> [Task goal] All of the data that follows should be retyped exactly, please, except the pictures.

> [Information shown]
>> START

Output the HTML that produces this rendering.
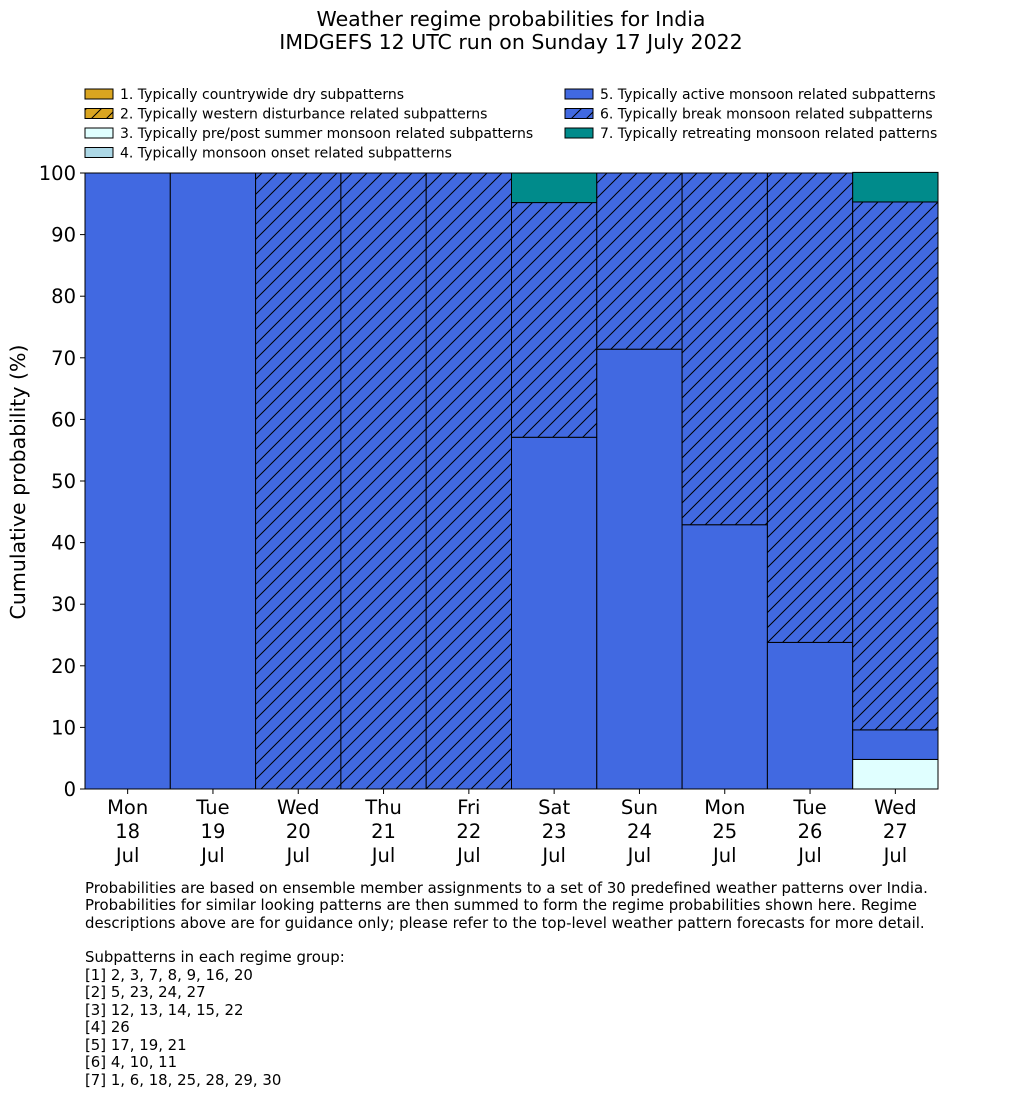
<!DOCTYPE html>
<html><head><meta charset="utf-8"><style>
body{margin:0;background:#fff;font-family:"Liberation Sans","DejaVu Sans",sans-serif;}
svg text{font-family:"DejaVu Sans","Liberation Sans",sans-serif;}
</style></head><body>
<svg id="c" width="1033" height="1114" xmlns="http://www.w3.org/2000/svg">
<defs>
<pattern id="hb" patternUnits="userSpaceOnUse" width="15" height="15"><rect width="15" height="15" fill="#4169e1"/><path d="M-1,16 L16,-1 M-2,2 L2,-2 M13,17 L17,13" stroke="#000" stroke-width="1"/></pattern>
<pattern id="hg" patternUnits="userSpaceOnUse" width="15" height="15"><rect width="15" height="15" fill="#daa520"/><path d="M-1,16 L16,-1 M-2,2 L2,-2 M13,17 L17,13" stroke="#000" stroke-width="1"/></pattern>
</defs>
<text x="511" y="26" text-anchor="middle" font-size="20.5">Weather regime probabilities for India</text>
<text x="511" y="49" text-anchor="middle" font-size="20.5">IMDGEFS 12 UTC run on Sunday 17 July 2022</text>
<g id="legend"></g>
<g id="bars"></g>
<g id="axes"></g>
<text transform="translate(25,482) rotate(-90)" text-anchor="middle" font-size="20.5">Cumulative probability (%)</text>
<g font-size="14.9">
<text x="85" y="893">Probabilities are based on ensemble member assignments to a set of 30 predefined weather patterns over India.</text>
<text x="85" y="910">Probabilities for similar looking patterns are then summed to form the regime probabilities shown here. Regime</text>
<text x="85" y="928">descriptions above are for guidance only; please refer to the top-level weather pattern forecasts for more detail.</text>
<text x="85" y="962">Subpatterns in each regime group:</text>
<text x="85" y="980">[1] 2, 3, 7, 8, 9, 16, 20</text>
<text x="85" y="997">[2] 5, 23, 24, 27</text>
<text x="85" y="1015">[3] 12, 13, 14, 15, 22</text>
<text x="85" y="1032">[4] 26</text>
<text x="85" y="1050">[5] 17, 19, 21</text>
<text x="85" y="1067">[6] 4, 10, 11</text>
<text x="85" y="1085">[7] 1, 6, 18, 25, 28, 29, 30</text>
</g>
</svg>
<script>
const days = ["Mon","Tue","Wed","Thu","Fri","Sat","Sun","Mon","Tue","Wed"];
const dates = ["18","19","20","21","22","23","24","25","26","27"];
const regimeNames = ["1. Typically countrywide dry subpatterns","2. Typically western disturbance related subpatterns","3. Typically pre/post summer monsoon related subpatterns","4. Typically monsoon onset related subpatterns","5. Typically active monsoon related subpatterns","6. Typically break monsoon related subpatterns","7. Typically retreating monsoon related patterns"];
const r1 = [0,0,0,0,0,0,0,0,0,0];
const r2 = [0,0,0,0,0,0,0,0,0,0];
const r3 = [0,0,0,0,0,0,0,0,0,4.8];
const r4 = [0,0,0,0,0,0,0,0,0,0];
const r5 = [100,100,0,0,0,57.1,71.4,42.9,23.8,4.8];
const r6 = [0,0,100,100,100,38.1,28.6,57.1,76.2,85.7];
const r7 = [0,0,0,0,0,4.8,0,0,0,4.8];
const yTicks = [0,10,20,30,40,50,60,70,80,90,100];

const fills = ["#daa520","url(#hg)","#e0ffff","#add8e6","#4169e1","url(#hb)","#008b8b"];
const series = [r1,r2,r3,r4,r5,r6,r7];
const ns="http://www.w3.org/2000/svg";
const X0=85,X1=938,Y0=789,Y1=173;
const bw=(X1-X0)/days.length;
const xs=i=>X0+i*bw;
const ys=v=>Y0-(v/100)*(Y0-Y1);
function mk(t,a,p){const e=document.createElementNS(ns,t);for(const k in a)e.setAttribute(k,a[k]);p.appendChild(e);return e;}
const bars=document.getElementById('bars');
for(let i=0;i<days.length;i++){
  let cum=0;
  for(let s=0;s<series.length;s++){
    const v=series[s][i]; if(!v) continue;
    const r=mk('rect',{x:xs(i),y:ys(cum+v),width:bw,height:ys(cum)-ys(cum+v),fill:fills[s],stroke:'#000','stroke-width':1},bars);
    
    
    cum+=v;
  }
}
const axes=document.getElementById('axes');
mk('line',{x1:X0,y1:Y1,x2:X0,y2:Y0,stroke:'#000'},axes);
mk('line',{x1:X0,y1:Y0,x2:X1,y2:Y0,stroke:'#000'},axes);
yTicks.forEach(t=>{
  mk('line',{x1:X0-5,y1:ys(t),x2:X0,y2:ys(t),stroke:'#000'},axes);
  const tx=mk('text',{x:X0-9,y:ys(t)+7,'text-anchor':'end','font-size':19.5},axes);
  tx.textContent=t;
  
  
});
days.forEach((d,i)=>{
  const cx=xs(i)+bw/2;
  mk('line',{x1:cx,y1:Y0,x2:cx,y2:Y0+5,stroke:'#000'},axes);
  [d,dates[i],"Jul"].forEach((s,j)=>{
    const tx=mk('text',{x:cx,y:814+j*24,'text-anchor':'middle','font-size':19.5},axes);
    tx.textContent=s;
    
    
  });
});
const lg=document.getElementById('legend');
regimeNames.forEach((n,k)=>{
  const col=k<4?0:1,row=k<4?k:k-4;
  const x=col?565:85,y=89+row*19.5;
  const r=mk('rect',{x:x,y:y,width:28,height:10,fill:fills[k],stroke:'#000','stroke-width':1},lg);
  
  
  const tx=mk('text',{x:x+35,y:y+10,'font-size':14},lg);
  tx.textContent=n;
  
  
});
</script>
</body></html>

>> END

> [Exercise response]
Output the HTML that produces this rendering.
<!DOCTYPE html>
<html><head><meta charset="utf-8"><style>
body{margin:0;background:#fff;font-family:"Liberation Sans","DejaVu Sans",sans-serif;}
svg text{font-family:"DejaVu Sans","Liberation Sans",sans-serif;}
</style></head><body>
<svg id="c" width="1033" height="1114" xmlns="http://www.w3.org/2000/svg">
<defs>
<pattern id="hb" patternUnits="userSpaceOnUse" width="15" height="15"><rect width="15" height="15" fill="#4169e1"/><path d="M-1,16 L16,-1 M-2,2 L2,-2 M13,17 L17,13" stroke="#000" stroke-width="1"/></pattern>
<pattern id="hg" patternUnits="userSpaceOnUse" width="15" height="15"><rect width="15" height="15" fill="#daa520"/><path d="M-1,16 L16,-1 M-2,2 L2,-2 M13,17 L17,13" stroke="#000" stroke-width="1"/></pattern>
</defs>
<text x="511" y="26" text-anchor="middle" font-size="20.5">Weather regime probabilities for India</text>
<text x="511" y="49" text-anchor="middle" font-size="20.5">IMDGEFS 12 UTC run on Sunday 17 July 2022</text>
<g id="legend"></g>
<g id="bars"></g>
<g id="axes"></g>
<text transform="translate(25,482) rotate(-90)" text-anchor="middle" font-size="20.5">Cumulative probability (%)</text>
<g font-size="14.9">
<text x="85" y="893">Probabilities are based on ensemble member assignments to a set of 30 predefined weather patterns over India.</text>
<text x="85" y="910">Probabilities for similar looking patterns are then summed to form the regime probabilities shown here. Regime</text>
<text x="85" y="928">descriptions above are for guidance only; please refer to the top-level weather pattern forecasts for more detail.</text>
<text x="85" y="962">Subpatterns in each regime group:</text>
<text x="85" y="980">[1] 2, 3, 7, 8, 9, 16, 20</text>
<text x="85" y="997">[2] 5, 23, 24, 27</text>
<text x="85" y="1015">[3] 12, 13, 14, 15, 22</text>
<text x="85" y="1032">[4] 26</text>
<text x="85" y="1050">[5] 17, 19, 21</text>
<text x="85" y="1067">[6] 4, 10, 11</text>
<text x="85" y="1085">[7] 1, 6, 18, 25, 28, 29, 30</text>
</g>
</svg>
<script>
const days = ["Mon","Tue","Wed","Thu","Fri","Sat","Sun","Mon","Tue","Wed"];
const dates = ["18","19","20","21","22","23","24","25","26","27"];
const regimeNames = ["1. Typically countrywide dry subpatterns","2. Typically western disturbance related subpatterns","3. Typically pre/post summer monsoon related subpatterns","4. Typically monsoon onset related subpatterns","5. Typically active monsoon related subpatterns","6. Typically break monsoon related subpatterns","7. Typically retreating monsoon related patterns"];
const r1 = [0,0,0,0,0,0,0,0,0,0];
const r2 = [0,0,0,0,0,0,0,0,0,0];
const r3 = [0,0,0,0,0,0,0,0,0,4.8];
const r4 = [0,0,0,0,0,0,0,0,0,0];
const r5 = [100,100,0,0,0,57.1,71.4,42.9,23.8,4.8];
const r6 = [0,0,100,100,100,38.1,28.6,57.1,76.2,85.7];
const r7 = [0,0,0,0,0,4.8,0,0,0,4.8];
const yTicks = [0,10,20,30,40,50,60,70,80,90,100];

const fills = ["#daa520","url(#hg)","#e0ffff","#add8e6","#4169e1","url(#hb)","#008b8b"];
const series = [r1,r2,r3,r4,r5,r6,r7];
const ns="http://www.w3.org/2000/svg";
const X0=85,X1=938,Y0=789,Y1=173;
const bw=(X1-X0)/days.length;
const xs=i=>X0+i*bw;
const ys=v=>Y0-(v/100)*(Y0-Y1);
function mk(t,a,p){const e=document.createElementNS(ns,t);for(const k in a)e.setAttribute(k,a[k]);p.appendChild(e);return e;}
const bars=document.getElementById('bars');
for(let i=0;i<days.length;i++){
  let cum=0;
  for(let s=0;s<series.length;s++){
    const v=series[s][i]; if(!v) continue;
    const r=mk('rect',{x:xs(i),y:ys(cum+v),width:bw,height:ys(cum)-ys(cum+v),fill:fills[s],stroke:'#000','stroke-width':1},bars);
    
    
    cum+=v;
  }
}
const axes=document.getElementById('axes');
mk('line',{x1:X0,y1:Y1,x2:X0,y2:Y0,stroke:'#000'},axes);
mk('line',{x1:X0,y1:Y0,x2:X1,y2:Y0,stroke:'#000'},axes);
yTicks.forEach(t=>{
  mk('line',{x1:X0-5,y1:ys(t),x2:X0,y2:ys(t),stroke:'#000'},axes);
  const tx=mk('text',{x:X0-9,y:ys(t)+7,'text-anchor':'end','font-size':19.5},axes);
  tx.textContent=t;
  
  
});
days.forEach((d,i)=>{
  const cx=xs(i)+bw/2;
  mk('line',{x1:cx,y1:Y0,x2:cx,y2:Y0+5,stroke:'#000'},axes);
  [d,dates[i],"Jul"].forEach((s,j)=>{
    const tx=mk('text',{x:cx,y:814+j*24,'text-anchor':'middle','font-size':19.5},axes);
    tx.textContent=s;
    
    
  });
});
const lg=document.getElementById('legend');
regimeNames.forEach((n,k)=>{
  const col=k<4?0:1,row=k<4?k:k-4;
  const x=col?565:85,y=89+row*19.5;
  const r=mk('rect',{x:x,y:y,width:28,height:10,fill:fills[k],stroke:'#000','stroke-width':1},lg);
  
  
  const tx=mk('text',{x:x+35,y:y+10,'font-size':14},lg);
  tx.textContent=n;
  
  
});
</script>
</body></html>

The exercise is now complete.